Escribió Los Baroja -bello ejemplo de saga, lleno de poesía- como ancla a la que agarrarse ante las sucesivas pérdidas: su madre, sus dos tíos, Pío y Ricardo, en poco tiempo. Para él, lo 'barojiano' es una forma de la propia verdad, “creo que cada hombre debe tener su verdad, no la que se toma de un credo religioso o político, sino una que salga de dentro. La forma propia que tiene un ser humano de interpretar la verdad es lo que mi tío aportó en un país en que la verdad propia no es de lo que más se cultiva; se cultivan verdades generales, lirismos sobre el valor absoluto de las ideas de uno, nunca de las de los demás”.

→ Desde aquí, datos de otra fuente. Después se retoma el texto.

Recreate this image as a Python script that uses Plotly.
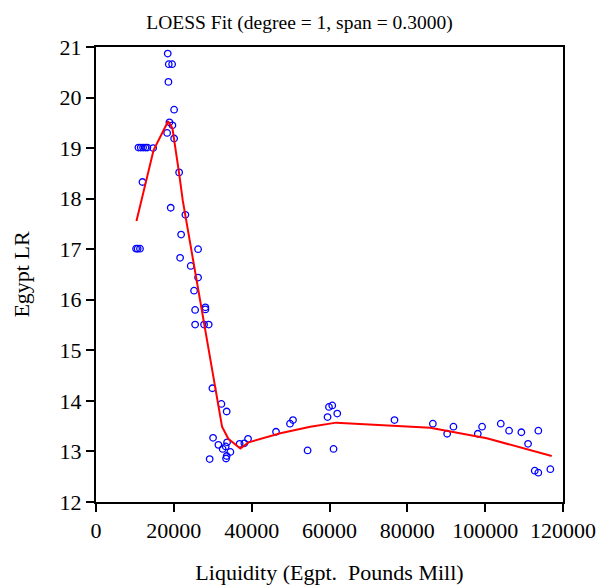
import plotly.graph_objects as go

# Scatter data (Liquidity vs Egypt LR)
liq = [18430, 18690, 19560, 18610, 20070, 18870, 19640, 18280, 20070,
       10900, 11500, 12100, 12700, 13200, 14680, 21360, 11940, 19200, 22970, 21870,
       10300, 10700, 11300,
       26230, 21610, 24340, 26230, 25200, 25470, 28110, 28110, 25470, 27770, 28960,
       29910, 32220, 33580, 30080, 31450, 33680, 32550, 33320, 34530, 33580, 33420,
       29210, 36910, 38120, 39070, 46260,
       49850, 50620, 54370, 59500, 59860, 60710, 61990, 61040, 76700,
       86560, 90230, 91850, 98110, 99210, 104010, 106140, 109300, 111020, 113660,
       112740, 113660, 116750]
lr = [20.87, 20.66, 20.66, 20.31, 19.76, 19.51, 19.45, 19.30, 19.19,
      19.01, 19.01, 19.01, 19.01, 19.01, 19.00, 18.52, 18.33, 17.82, 17.68, 17.29,
      17.01, 17.01, 17.01,
      17.00, 16.83, 16.67, 16.44, 16.18, 15.80, 15.85, 15.81, 15.51, 15.51, 15.51,
      14.25, 13.94, 13.79, 13.27, 13.13, 13.18, 13.05, 13.10, 12.99, 12.91, 12.86,
      12.85, 13.15, 13.16, 13.25, 13.39,
      13.55, 13.62, 13.02, 13.68, 13.88, 13.91, 13.75, 13.05, 13.62,
      13.55, 13.35, 13.49, 13.35, 13.49, 13.55, 13.41, 13.38, 13.15, 13.41,
      12.62, 12.58, 12.65]

# LOESS fit line
fit_x = [10400, 14800, 18530, 19640, 21360, 22280, 32390, 34000, 37090, 39220,
         47360, 55060, 61740, 73000, 85870, 100420, 117100]
fit_y = [17.56, 18.96, 19.53, 19.39, 18.50, 17.97, 13.49, 13.25, 13.06, 13.18,
         13.36, 13.49, 13.57, 13.53, 13.47, 13.26, 12.91]

x_ticks = [0, 20000, 40000, 60000, 80000, 100000, 120000]
y_ticks = [12, 13, 14, 15, 16, 17, 18, 19, 20, 21]

FONT = "Liberation Serif"

fig = go.Figure()
fig.add_trace(go.Scatter(
    x=liq, y=lr, mode="markers",
    marker=dict(symbol="circle-open", size=6.5, color="#0000FF",
                line=dict(width=1.3, color="#0000FF")),
    showlegend=False, hoverinfo="x+y"))
fig.add_trace(go.Scatter(
    x=fit_x, y=fit_y, mode="lines",
    line=dict(color="#FF0000", width=2),
    showlegend=False))

axis_common = dict(
    showgrid=False, zeroline=False, showline=True, linecolor="black",
    linewidth=2, mirror=True, ticks="outside", ticklen=8, tickwidth=1.5,
    tickcolor="black", tickfont=dict(family=FONT, size=22, color="black"),
)

fig.update_layout(
    width=599, height=585,
    margin=dict(l=96, r=36, t=47, b=83, autoexpand=False),
    paper_bgcolor="white", plot_bgcolor="white",
    font=dict(family=FONT, color="black"),
    title=dict(text="LOESS Fit (degree = 1, span = 0.3000)",
               x=0.5, xref="container", xanchor="center",
               y=0.962, yref="container", yanchor="middle",
               font=dict(family=FONT, size=19.5, color="black")),
    xaxis=dict(range=[0, 120000], tickvals=x_ticks,
               ticktext=[str(v) for v in x_ticks],
               title=dict(text="Liquidity (Egpt.  Pounds Mill)", standoff=22,
                          font=dict(family=FONT, size=22, color="black")),
               automargin=False, **axis_common),
    yaxis=dict(range=[12, 21], tickvals=y_ticks,
               ticktext=[str(v) for v in y_ticks],
               title=dict(text="Egypt LR", standoff=24,
                          font=dict(family=FONT, size=22, color="black")),
               automargin=False, **axis_common),
)

fig.write_html("out.html")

Y ¿qué es la verdad?, preguntó Poncio Pilatos mientras se daba la vuelta sin esperar respuesta. Pues, eso.

5 Comments
  1. Femojias says

    En verdad a los Barojas no se la he dado el reconocimiento que sí han recibido otros autores de dudosa originalidad. En particular a Julio Caro, quien ha transmitido armonía y conocimiento. Véase sin más su obra sobre la arquitectura popular.
    ¿Será porque no encontraron al poeta que los consagre para la inmortalidad. Acaso es Elvira.

  2. Pascual Serrano says

    Recuerdo, con nostalgia y alegría a un tiempo, una visita de estudiante con unos compañeros de colegio mayor a Vera de Bidasoa. Observando un caserón majestuoso, vimos a un ancianito mirar por la ventana tras una cortina. Al poco, bajó, abrió la puerta y se presentó diciéndonos si queríamos ver Itzea, la casa de los Baroja. Era don Julio, humilde y sabio, que en ese verano del 86 nos enseñó a unos veinteañeros a amar la literatura, la historia y la vida en lo que se tarda en recorrer una casa.
    Un saludo, compañera.

  3. Bernardinas says

    Julio Caro es eso que, muchas veces impropiamente, se llama un escritor de culto, es decir, alguien que no necesita de homenajes ni meriendas para que siga siendo necesario. Sus fieles hablamos de él con frecuencia en la red. Busca otro autor de su generación que tenga tantas entradas en blogs privados. Es la gente (tú, yo, él), no los festejos, la que mantendrá viva su obra y su memoria. Para mí, Julio Caro es un símbolo de aquello que, cuando yo era adolescente, se llamaba ir «buscando el norte». Gracias a los dos.